> TASK DIRECTIONS
Transcribe everything in the data word for word. Pictures are left out.

> GIVEN INFORMATION
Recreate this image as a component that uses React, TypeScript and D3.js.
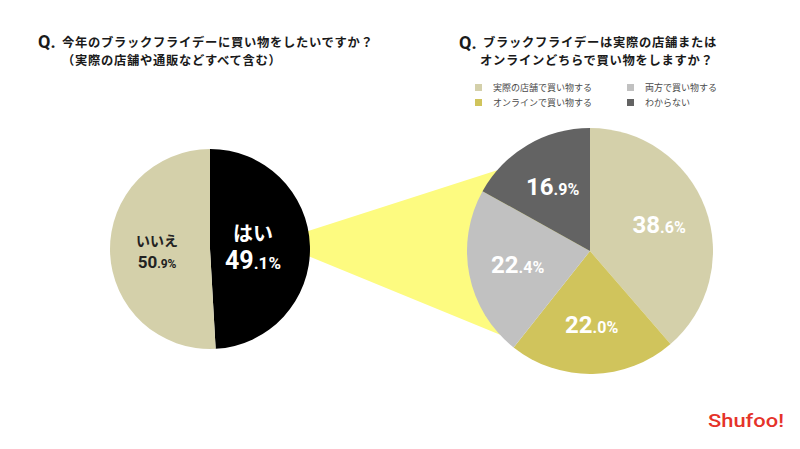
import React from "react";
import * as d3 from "d3";

// Q1: 今年のブラックフライデーに買い物をしたいですか？
const leftCategories = ["はい", "いいえ"];
const leftValues = [49.1, 50.9];
const leftColors = ["#000000", "#d4d0aa"];
const leftTextColors = ["#ffffff", "#222222"];

// Q2: 実際の店舗またはオンライン
const rightCategories = ["実際の店舗で買い物する", "オンラインで買い物する", "両方で買い物する", "わからない"];
const rightValues = [38.6, 22.0, 22.4, 16.9];
const rightColors = ["#d4d0aa", "#d0c45c", "#c1c1c1", "#636363"];

const JP = "'Noto Sans CJK JP', 'Noto Sans', sans-serif";
const NUM = "Roboto, 'DejaVu Sans', sans-serif";

const width = 800;
const height = 449;

const left = { cx: 210, cy: 249, r: 100 };
const right = { cx: 590, cy: 251, r: 123 };

// percent label: big integer part, small decimal part
const Pct = ({ v, big, small }: { v: number; big: number; small: number }) => {
  const [i, d] = v.toFixed(1).split(".");
  return (
    <>
      <tspan fontSize={big}>{i}</tspan>
      <tspan fontSize={small}>.{d}%</tspan>
    </>
  );
};

const App = () => {
  const pie = d3.pie<number>().sort(null).value((d) => d);
  const leftArcs = pie(leftValues);
  const rightArcs = pie(rightValues);

  const leftArc = d3.arc<d3.PieArcDatum<number>>().innerRadius(0).outerRadius(left.r);
  const rightArc = d3.arc<d3.PieArcDatum<number>>().innerRadius(0).outerRadius(right.r);
  const leftLabel = d3.arc<d3.PieArcDatum<number>>().innerRadius(left.r * 0.48).outerRadius(left.r * 0.48);
  const rightLabel = d3.arc<d3.PieArcDatum<number>>().innerRadius(right.r * 0.6).outerRadius(right.r * 0.6);

  // yellow connector between the two pies
  const onRight = (deg: number, k: number) => {
    const a = (deg * Math.PI) / 180;
    return [right.cx + right.r * k * Math.sin(a), right.cy - right.r * k * Math.cos(a)];
  };
  const connector = [
    [left.cx + 64, left.cy - 7],
    onRight(-49, 1.0),
    [right.cx, right.cy],
    onRight(-137, 0.97),
  ];

  // legend: column-major, two rows
  const legendCols = [475, 627];
  const legendRows = [84, 99];

  const titleSize = 12.3;
  const titleSpacing = 0.7;

  return (
    <svg width={width} height={height} style={{ position: "absolute", left: 0, top: 0, background: "#fff" }}>
      {/* titles */}
      <g fontFamily={JP} fontWeight="bold" fill="#1a1a1a">
        <text x={38} y={48} fontFamily={NUM} fontSize={18}>Q.</text>
        <text x={62} y={47} fontSize={titleSize} letterSpacing={titleSpacing}>今年のブラックフライデーに買い物をしたいですか？</text>
        <text x={62} y={65} fontSize={titleSize} letterSpacing={titleSpacing}>（実際の店舗や通販などすべて含む）</text>

        <text x={459} y={49} fontFamily={NUM} fontSize={18}>Q.</text>
        <text x={483} y={47} fontSize={titleSize} letterSpacing={titleSpacing}>ブラックフライデーは実際の店舗または</text>
        <text x={480} y={65} fontSize={titleSize} letterSpacing={titleSpacing}>オンラインどちらで買い物をしますか？</text>
      </g>

      {/* legend */}
      <g fontFamily={JP} fontSize={9} fill="#4a4a4a">
        {rightCategories.map((c, i) => {
          const x = legendCols[Math.floor(i / 2)];
          const y = legendRows[i % 2];
          return (
            <g key={c}>
              <rect x={x} y={y} width={7} height={7} fill={rightColors[i]} />
              <text x={x + 18} y={y + 7}>{c}</text>
            </g>
          );
        })}
      </g>

      <polygon points={connector.map((p) => p.join(",")).join(" ")} fill="#fdfb80" />

      {/* left pie */}
      <g transform={`translate(${left.cx},${left.cy})`}>
        {leftArcs.map((a, i) => (
          <path key={i} d={leftArc(a) || ""} fill={leftColors[i]} />
        ))}
        {leftArcs.map((a, i) => {
          const [cx, y] = leftLabel.centroid(a);
          const x = cx - 5;
          const big = i === 0;
          return (
            <g key={"l" + i} fill={leftTextColors[i]} fontWeight="bold" textAnchor="middle">
              <text x={x} y={y + (big ? -7 : -4)} fontFamily={JP} fontSize={big ? 20 : 14}>
                {leftCategories[i]}
              </text>
              <text x={x} y={y + (big ? 21 : 18)} fontFamily={NUM}>
                <Pct v={leftValues[i]} big={big ? 25 : 17} small={big ? 17 : 12} />
              </text>
            </g>
          );
        })}
      </g>

      {/* right pie */}
      <g transform={`translate(${right.cx},${right.cy})`}>
        {rightArcs.map((a, i) => (
          <path key={i} d={rightArc(a) || ""} fill={rightColors[i]} />
        ))}
        {rightArcs.map((a, i) => {
          const [x, y] = rightLabel.centroid(a);
          return (
            <text key={"r" + i} x={x} y={y + 8} fill="#fff" fontWeight="bold" textAnchor="middle" fontFamily={NUM}>
              <Pct v={rightValues[i]} big={24} small={16} />
            </text>
          );
        })}
      </g>

      {/* logo */}
      <text x={708} y={427} fontFamily={NUM} fontWeight={500} fontSize={19} fill="#e5332a" textLength={76} lengthAdjust="spacingAndGlyphs">
        Shufoo!
      </text>
    </svg>
  );
};

export default App;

> RESULT OF THIS EXERCISE
Recreate this image as a component that uses React, TypeScript and D3.js.
import React from "react";
import * as d3 from "d3";

// Q1: 今年のブラックフライデーに買い物をしたいですか？
const leftCategories = ["はい", "いいえ"];
const leftValues = [49.1, 50.9];
const leftColors = ["#000000", "#d4d0aa"];
const leftTextColors = ["#ffffff", "#222222"];

// Q2: 実際の店舗またはオンライン
const rightCategories = ["実際の店舗で買い物する", "オンラインで買い物する", "両方で買い物する", "わからない"];
const rightValues = [38.6, 22.0, 22.4, 16.9];
const rightColors = ["#d4d0aa", "#d0c45c", "#c1c1c1", "#636363"];

const JP = "'Noto Sans CJK JP', 'Noto Sans', sans-serif";
const NUM = "Roboto, 'DejaVu Sans', sans-serif";

const width = 800;
const height = 449;

const left = { cx: 210, cy: 249, r: 100 };
const right = { cx: 590, cy: 251, r: 123 };

// percent label: big integer part, small decimal part
const Pct = ({ v, big, small }: { v: number; big: number; small: number }) => {
  const [i, d] = v.toFixed(1).split(".");
  return (
    <>
      <tspan fontSize={big}>{i}</tspan>
      <tspan fontSize={small}>.{d}%</tspan>
    </>
  );
};

const App = () => {
  const pie = d3.pie<number>().sort(null).value((d) => d);
  const leftArcs = pie(leftValues);
  const rightArcs = pie(rightValues);

  const leftArc = d3.arc<d3.PieArcDatum<number>>().innerRadius(0).outerRadius(left.r);
  const rightArc = d3.arc<d3.PieArcDatum<number>>().innerRadius(0).outerRadius(right.r);
  const leftLabel = d3.arc<d3.PieArcDatum<number>>().innerRadius(left.r * 0.48).outerRadius(left.r * 0.48);
  const rightLabel = d3.arc<d3.PieArcDatum<number>>().innerRadius(right.r * 0.6).outerRadius(right.r * 0.6);

  // yellow connector between the two pies
  const onRight = (deg: number, k: number) => {
    const a = (deg * Math.PI) / 180;
    return [right.cx + right.r * k * Math.sin(a), right.cy - right.r * k * Math.cos(a)];
  };
  const connector = [
    [left.cx + 64, left.cy - 7],
    onRight(-49, 1.0),
    [right.cx, right.cy],
    onRight(-137, 0.97),
  ];

  // legend: column-major, two rows
  const legendCols = [475, 627];
  const legendRows = [84, 99];

  const titleSize = 12.3;
  const titleSpacing = 0.7;

  return (
    <svg width={width} height={height} style={{ position: "absolute", left: 0, top: 0, background: "#fff" }}>
      {/* titles */}
      <g fontFamily={JP} fontWeight="bold" fill="#1a1a1a">
        <text x={38} y={48} fontFamily={NUM} fontSize={18}>Q.</text>
        <text x={62} y={47} fontSize={titleSize} letterSpacing={titleSpacing}>今年のブラックフライデーに買い物をしたいですか？</text>
        <text x={62} y={65} fontSize={titleSize} letterSpacing={titleSpacing}>（実際の店舗や通販などすべて含む）</text>

        <text x={459} y={49} fontFamily={NUM} fontSize={18}>Q.</text>
        <text x={483} y={47} fontSize={titleSize} letterSpacing={titleSpacing}>ブラックフライデーは実際の店舗または</text>
        <text x={480} y={65} fontSize={titleSize} letterSpacing={titleSpacing}>オンラインどちらで買い物をしますか？</text>
      </g>

      {/* legend */}
      <g fontFamily={JP} fontSize={9} fill="#4a4a4a">
        {rightCategories.map((c, i) => {
          const x = legendCols[Math.floor(i / 2)];
          const y = legendRows[i % 2];
          return (
            <g key={c}>
              <rect x={x} y={y} width={7} height={7} fill={rightColors[i]} />
              <text x={x + 18} y={y + 7}>{c}</text>
            </g>
          );
        })}
      </g>

      <polygon points={connector.map((p) => p.join(",")).join(" ")} fill="#fdfb80" />

      {/* left pie */}
      <g transform={`translate(${left.cx},${left.cy})`}>
        {leftArcs.map((a, i) => (
          <path key={i} d={leftArc(a) || ""} fill={leftColors[i]} />
        ))}
        {leftArcs.map((a, i) => {
          const [cx, y] = leftLabel.centroid(a);
          const x = cx - 5;
          const big = i === 0;
          return (
            <g key={"l" + i} fill={leftTextColors[i]} fontWeight="bold" textAnchor="middle">
              <text x={x} y={y + (big ? -7 : -4)} fontFamily={JP} fontSize={big ? 20 : 14}>
                {leftCategories[i]}
              </text>
              <text x={x} y={y + (big ? 21 : 18)} fontFamily={NUM}>
                <Pct v={leftValues[i]} big={big ? 25 : 17} small={big ? 17 : 12} />
              </text>
            </g>
          );
        })}
      </g>

      {/* right pie */}
      <g transform={`translate(${right.cx},${right.cy})`}>
        {rightArcs.map((a, i) => (
          <path key={i} d={rightArc(a) || ""} fill={rightColors[i]} />
        ))}
        {rightArcs.map((a, i) => {
          const [x, y] = rightLabel.centroid(a);
          return (
            <text key={"r" + i} x={x} y={y + 8} fill="#fff" fontWeight="bold" textAnchor="middle" fontFamily={NUM}>
              <Pct v={rightValues[i]} big={24} small={16} />
            </text>
          );
        })}
      </g>

      {/* logo */}
      <text x={708} y={427} fontFamily={NUM} fontWeight={500} fontSize={19} fill="#e5332a" textLength={76} lengthAdjust="spacingAndGlyphs">
        Shufoo!
      </text>
    </svg>
  );
};

export default App;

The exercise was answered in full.